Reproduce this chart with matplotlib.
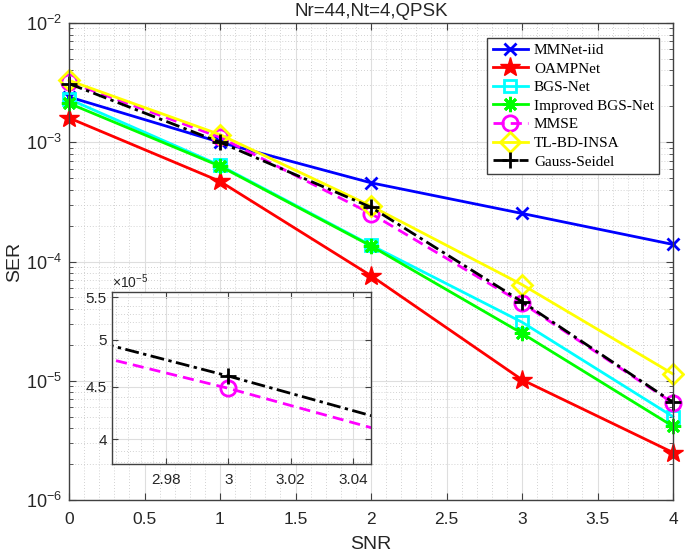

******************************

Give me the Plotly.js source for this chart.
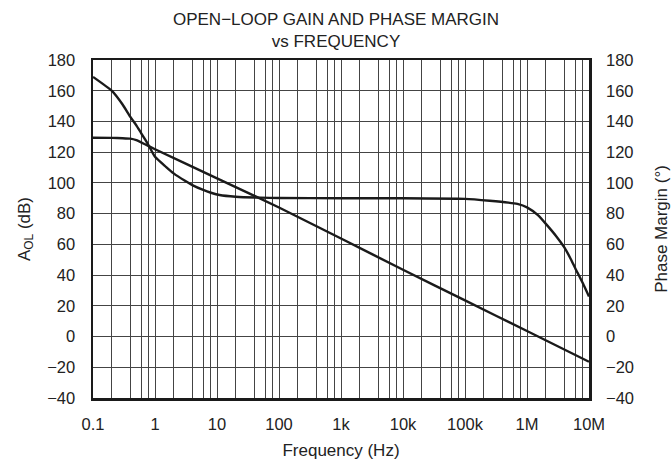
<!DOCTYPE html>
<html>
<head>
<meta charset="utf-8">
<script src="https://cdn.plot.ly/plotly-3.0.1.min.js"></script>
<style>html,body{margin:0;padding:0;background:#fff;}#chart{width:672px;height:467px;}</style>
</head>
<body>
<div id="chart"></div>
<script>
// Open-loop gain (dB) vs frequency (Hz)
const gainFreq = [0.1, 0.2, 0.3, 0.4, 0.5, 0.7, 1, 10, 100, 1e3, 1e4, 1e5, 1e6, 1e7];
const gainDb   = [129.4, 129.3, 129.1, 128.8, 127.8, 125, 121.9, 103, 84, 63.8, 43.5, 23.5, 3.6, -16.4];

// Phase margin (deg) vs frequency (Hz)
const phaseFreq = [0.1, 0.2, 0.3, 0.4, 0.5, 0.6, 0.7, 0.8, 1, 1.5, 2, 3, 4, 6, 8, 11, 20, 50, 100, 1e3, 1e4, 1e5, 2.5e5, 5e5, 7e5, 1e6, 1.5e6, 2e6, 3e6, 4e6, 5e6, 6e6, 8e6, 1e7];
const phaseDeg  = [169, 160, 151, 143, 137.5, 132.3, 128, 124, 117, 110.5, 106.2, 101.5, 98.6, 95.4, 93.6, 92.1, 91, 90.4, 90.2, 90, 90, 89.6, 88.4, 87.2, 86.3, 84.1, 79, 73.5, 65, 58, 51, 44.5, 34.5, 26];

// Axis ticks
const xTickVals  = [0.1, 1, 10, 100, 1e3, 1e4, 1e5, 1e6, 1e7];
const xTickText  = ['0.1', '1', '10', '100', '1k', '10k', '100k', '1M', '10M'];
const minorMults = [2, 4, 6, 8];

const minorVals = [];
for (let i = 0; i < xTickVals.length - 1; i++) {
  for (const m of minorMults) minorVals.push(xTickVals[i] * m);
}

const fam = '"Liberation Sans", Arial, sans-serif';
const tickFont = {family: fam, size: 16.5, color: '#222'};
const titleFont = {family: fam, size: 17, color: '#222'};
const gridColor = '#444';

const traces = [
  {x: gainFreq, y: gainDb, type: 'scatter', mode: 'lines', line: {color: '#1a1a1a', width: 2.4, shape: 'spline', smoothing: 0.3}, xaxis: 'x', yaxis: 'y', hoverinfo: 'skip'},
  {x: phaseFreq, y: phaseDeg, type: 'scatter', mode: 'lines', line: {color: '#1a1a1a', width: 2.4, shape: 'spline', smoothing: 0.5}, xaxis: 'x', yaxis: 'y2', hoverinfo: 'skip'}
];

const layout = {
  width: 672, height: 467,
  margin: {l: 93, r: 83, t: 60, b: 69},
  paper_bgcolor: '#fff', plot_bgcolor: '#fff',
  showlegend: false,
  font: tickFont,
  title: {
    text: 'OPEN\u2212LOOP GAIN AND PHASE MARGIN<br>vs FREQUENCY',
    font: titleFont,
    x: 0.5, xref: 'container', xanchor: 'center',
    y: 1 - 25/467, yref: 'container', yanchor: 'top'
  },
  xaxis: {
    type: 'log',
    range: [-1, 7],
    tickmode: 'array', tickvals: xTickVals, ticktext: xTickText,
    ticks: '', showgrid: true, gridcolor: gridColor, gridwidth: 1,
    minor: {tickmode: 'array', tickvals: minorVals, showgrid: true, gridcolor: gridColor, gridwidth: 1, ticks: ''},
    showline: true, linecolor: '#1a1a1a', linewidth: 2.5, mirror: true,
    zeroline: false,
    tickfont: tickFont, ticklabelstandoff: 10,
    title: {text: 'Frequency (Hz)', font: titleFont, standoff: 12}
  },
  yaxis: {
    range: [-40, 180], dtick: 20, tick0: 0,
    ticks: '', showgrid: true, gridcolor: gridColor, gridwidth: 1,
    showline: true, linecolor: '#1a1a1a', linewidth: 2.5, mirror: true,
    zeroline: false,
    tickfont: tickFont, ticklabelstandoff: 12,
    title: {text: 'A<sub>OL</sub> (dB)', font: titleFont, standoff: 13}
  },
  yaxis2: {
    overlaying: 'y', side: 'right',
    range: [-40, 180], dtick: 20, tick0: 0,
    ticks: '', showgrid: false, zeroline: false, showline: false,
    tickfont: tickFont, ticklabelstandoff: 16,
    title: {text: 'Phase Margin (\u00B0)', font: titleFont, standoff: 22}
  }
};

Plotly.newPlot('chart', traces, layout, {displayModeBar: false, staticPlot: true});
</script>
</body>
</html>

******************************

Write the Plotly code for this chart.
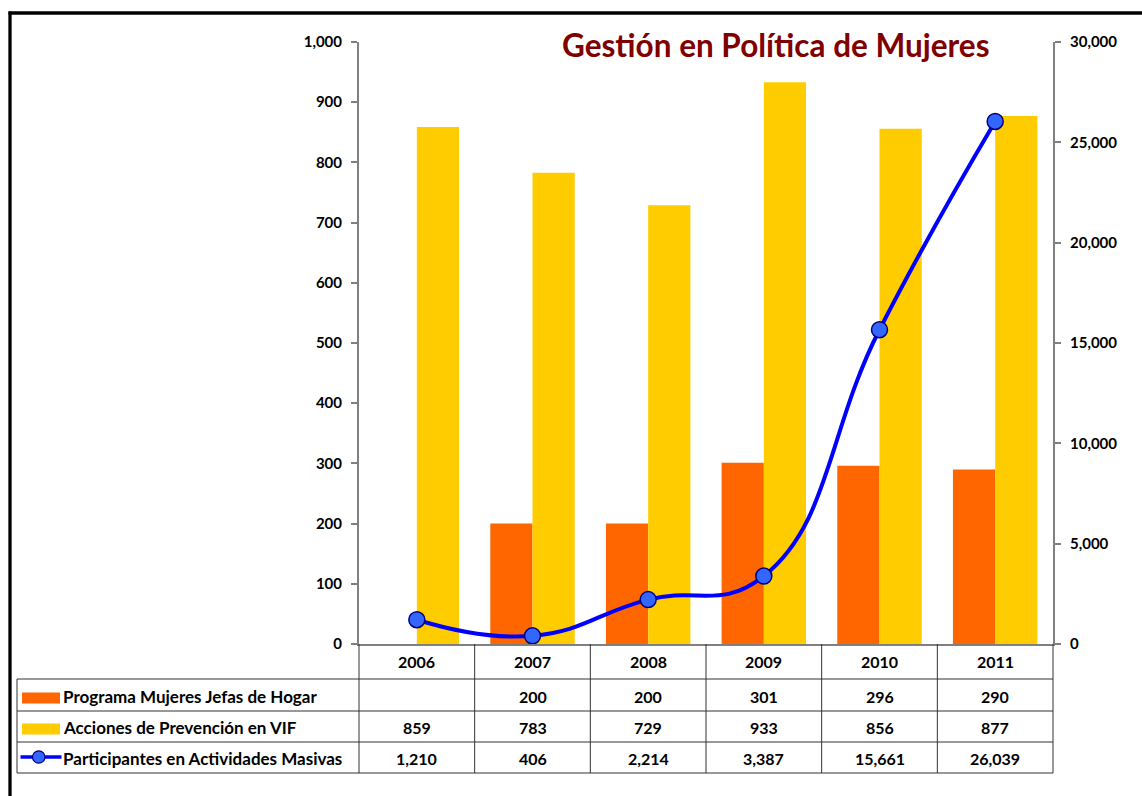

******************************

*Task prompt*: Retype, word for word, only the lines from the one containing "Give me the Plotly.js source for this chart." through the one containing "23.5, 3.6, -16.4];", both included, and leave out any pictures.

*Answer to the exercise*:
Give me the Plotly.js source for this chart.
<!DOCTYPE html>
<html>
<head>
<meta charset="utf-8">
<script src="https://cdn.plot.ly/plotly-3.0.1.min.js"></script>
<style>html,body{margin:0;padding:0;background:#fff;}#chart{width:672px;height:467px;}</style>
</head>
<body>
<div id="chart"></div>
<script>
// Open-loop gain (dB) vs frequency (Hz)
const gainFreq = [0.1, 0.2, 0.3, 0.4, 0.5, 0.7, 1, 10, 100, 1e3, 1e4, 1e5, 1e6, 1e7];
const gainDb   = [129.4, 129.3, 129.1, 128.8, 127.8, 125, 121.9, 103, 84, 63.8, 43.5, 23.5, 3.6, -16.4];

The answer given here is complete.